** START OF Material provided **

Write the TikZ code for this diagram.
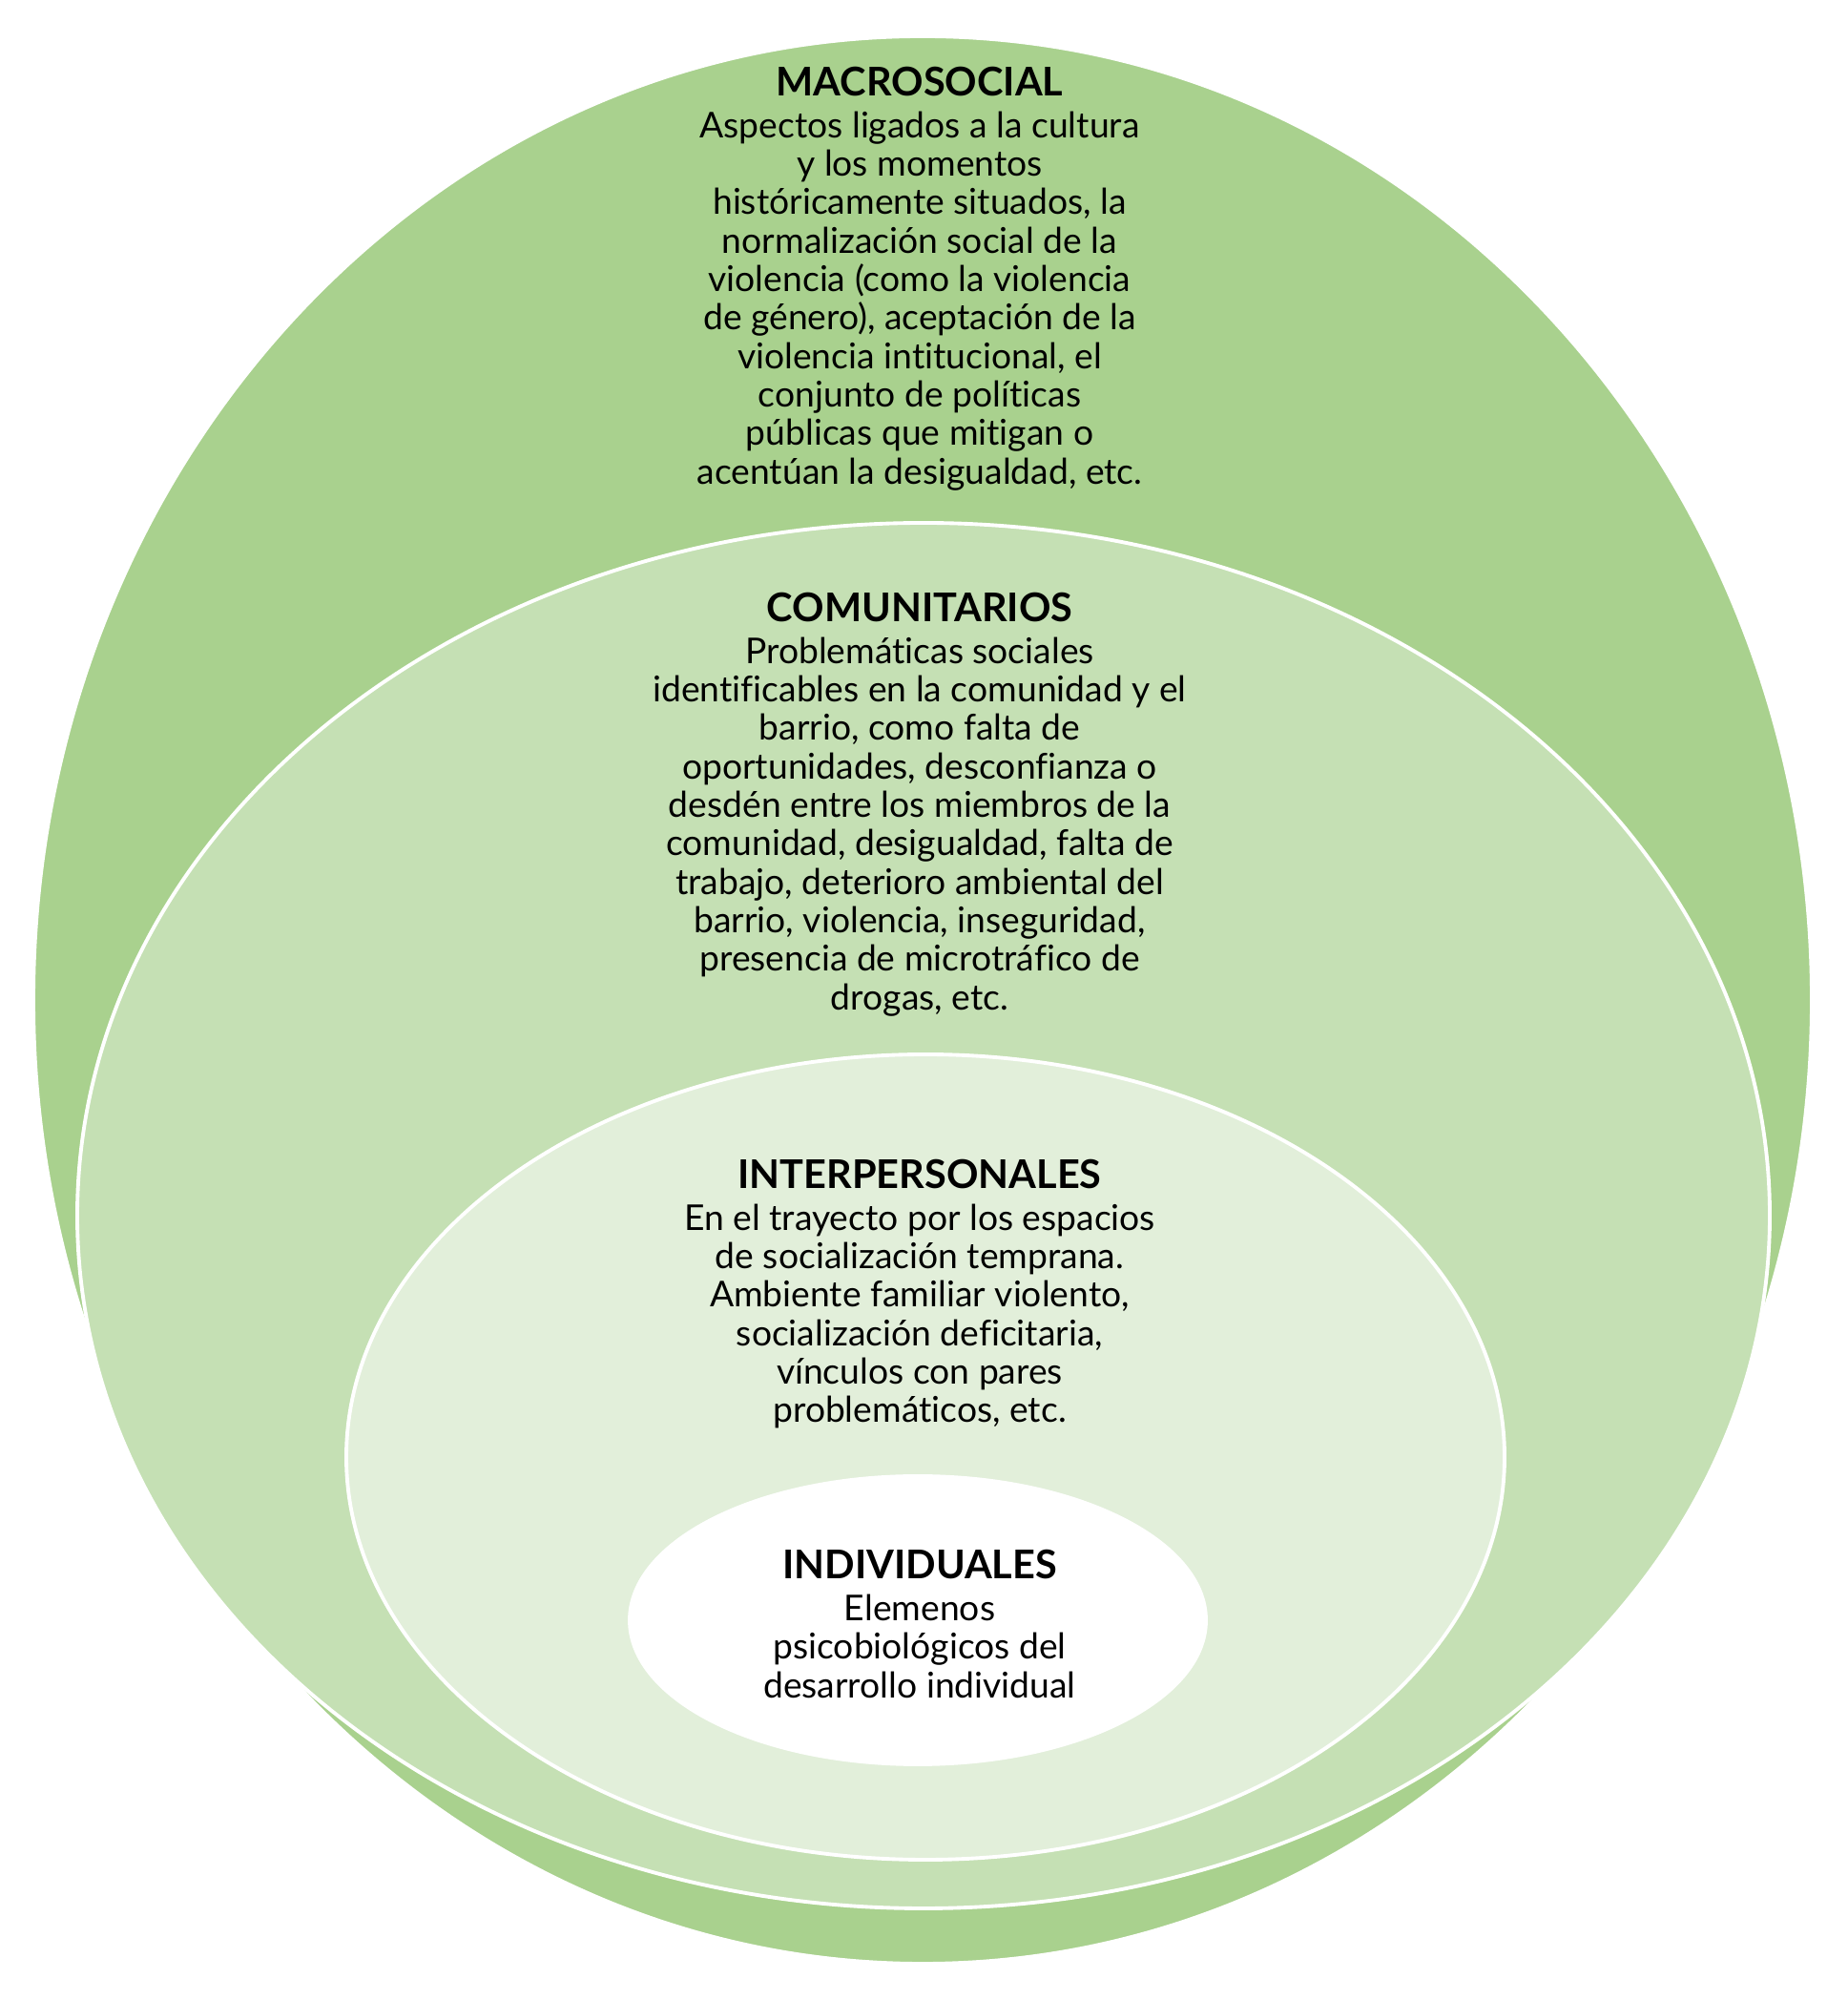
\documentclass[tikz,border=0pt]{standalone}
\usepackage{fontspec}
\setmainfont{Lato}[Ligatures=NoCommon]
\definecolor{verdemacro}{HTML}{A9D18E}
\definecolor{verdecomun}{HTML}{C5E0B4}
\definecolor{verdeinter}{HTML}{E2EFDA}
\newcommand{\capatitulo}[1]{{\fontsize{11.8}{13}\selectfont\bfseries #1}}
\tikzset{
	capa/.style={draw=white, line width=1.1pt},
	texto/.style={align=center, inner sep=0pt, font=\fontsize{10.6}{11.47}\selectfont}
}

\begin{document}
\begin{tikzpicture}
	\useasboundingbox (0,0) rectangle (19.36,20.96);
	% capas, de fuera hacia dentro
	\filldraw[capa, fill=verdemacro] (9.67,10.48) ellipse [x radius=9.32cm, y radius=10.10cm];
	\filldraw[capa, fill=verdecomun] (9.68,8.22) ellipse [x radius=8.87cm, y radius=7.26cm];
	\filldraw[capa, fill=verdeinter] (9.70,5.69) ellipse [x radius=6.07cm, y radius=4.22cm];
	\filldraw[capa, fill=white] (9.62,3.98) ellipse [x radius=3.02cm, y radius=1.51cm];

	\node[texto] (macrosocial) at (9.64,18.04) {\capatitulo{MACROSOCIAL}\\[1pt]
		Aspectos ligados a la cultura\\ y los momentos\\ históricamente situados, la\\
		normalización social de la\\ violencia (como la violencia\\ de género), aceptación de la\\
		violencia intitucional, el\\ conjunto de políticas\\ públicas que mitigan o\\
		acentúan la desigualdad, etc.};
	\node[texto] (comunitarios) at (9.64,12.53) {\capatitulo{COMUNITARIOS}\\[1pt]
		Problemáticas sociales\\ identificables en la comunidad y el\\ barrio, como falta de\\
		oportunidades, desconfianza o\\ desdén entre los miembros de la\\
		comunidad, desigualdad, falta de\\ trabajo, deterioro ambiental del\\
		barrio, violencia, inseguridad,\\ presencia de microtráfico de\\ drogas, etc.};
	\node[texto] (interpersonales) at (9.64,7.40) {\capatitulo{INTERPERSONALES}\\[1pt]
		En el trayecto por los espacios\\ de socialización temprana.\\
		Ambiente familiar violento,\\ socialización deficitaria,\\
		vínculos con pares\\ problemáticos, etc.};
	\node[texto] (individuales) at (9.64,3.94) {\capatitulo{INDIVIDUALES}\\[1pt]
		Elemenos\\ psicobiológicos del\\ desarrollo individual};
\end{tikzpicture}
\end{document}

** END OF Material provided **

• _Instructions to follow_:
Transcribe the full listing character for character. Pictures are excluded.

• _Exercise result_:
Write the TikZ code for this diagram.
\documentclass[tikz,border=0pt]{standalone}
\usepackage{fontspec}
\setmainfont{Lato}[Ligatures=NoCommon]
\definecolor{verdemacro}{HTML}{A9D18E}
\definecolor{verdecomun}{HTML}{C5E0B4}
\definecolor{verdeinter}{HTML}{E2EFDA}
\newcommand{\capatitulo}[1]{{\fontsize{11.8}{13}\selectfont\bfseries #1}}
\tikzset{
	capa/.style={draw=white, line width=1.1pt},
	texto/.style={align=center, inner sep=0pt, font=\fontsize{10.6}{11.47}\selectfont}
}

\begin{document}
\begin{tikzpicture}
	\useasboundingbox (0,0) rectangle (19.36,20.96);
	% capas, de fuera hacia dentro
	\filldraw[capa, fill=verdemacro] (9.67,10.48) ellipse [x radius=9.32cm, y radius=10.10cm];
	\filldraw[capa, fill=verdecomun] (9.68,8.22) ellipse [x radius=8.87cm, y radius=7.26cm];
	\filldraw[capa, fill=verdeinter] (9.70,5.69) ellipse [x radius=6.07cm, y radius=4.22cm];
	\filldraw[capa, fill=white] (9.62,3.98) ellipse [x radius=3.02cm, y radius=1.51cm];

	\node[texto] (macrosocial) at (9.64,18.04) {\capatitulo{MACROSOCIAL}\\[1pt]
		Aspectos ligados a la cultura\\ y los momentos\\ históricamente situados, la\\
		normalización social de la\\ violencia (como la violencia\\ de género), aceptación de la\\
		violencia intitucional, el\\ conjunto de políticas\\ públicas que mitigan o\\
		acentúan la desigualdad, etc.};
	\node[texto] (comunitarios) at (9.64,12.53) {\capatitulo{COMUNITARIOS}\\[1pt]
		Problemáticas sociales\\ identificables en la comunidad y el\\ barrio, como falta de\\
		oportunidades, desconfianza o\\ desdén entre los miembros de la\\
		comunidad, desigualdad, falta de\\ trabajo, deterioro ambiental del\\
		barrio, violencia, inseguridad,\\ presencia de microtráfico de\\ drogas, etc.};
	\node[texto] (interpersonales) at (9.64,7.40) {\capatitulo{INTERPERSONALES}\\[1pt]
		En el trayecto por los espacios\\ de socialización temprana.\\
		Ambiente familiar violento,\\ socialización deficitaria,\\
		vínculos con pares\\ problemáticos, etc.};
	\node[texto] (individuales) at (9.64,3.94) {\capatitulo{INDIVIDUALES}\\[1pt]
		Elemenos\\ psicobiológicos del\\ desarrollo individual};
\end{tikzpicture}
\end{document}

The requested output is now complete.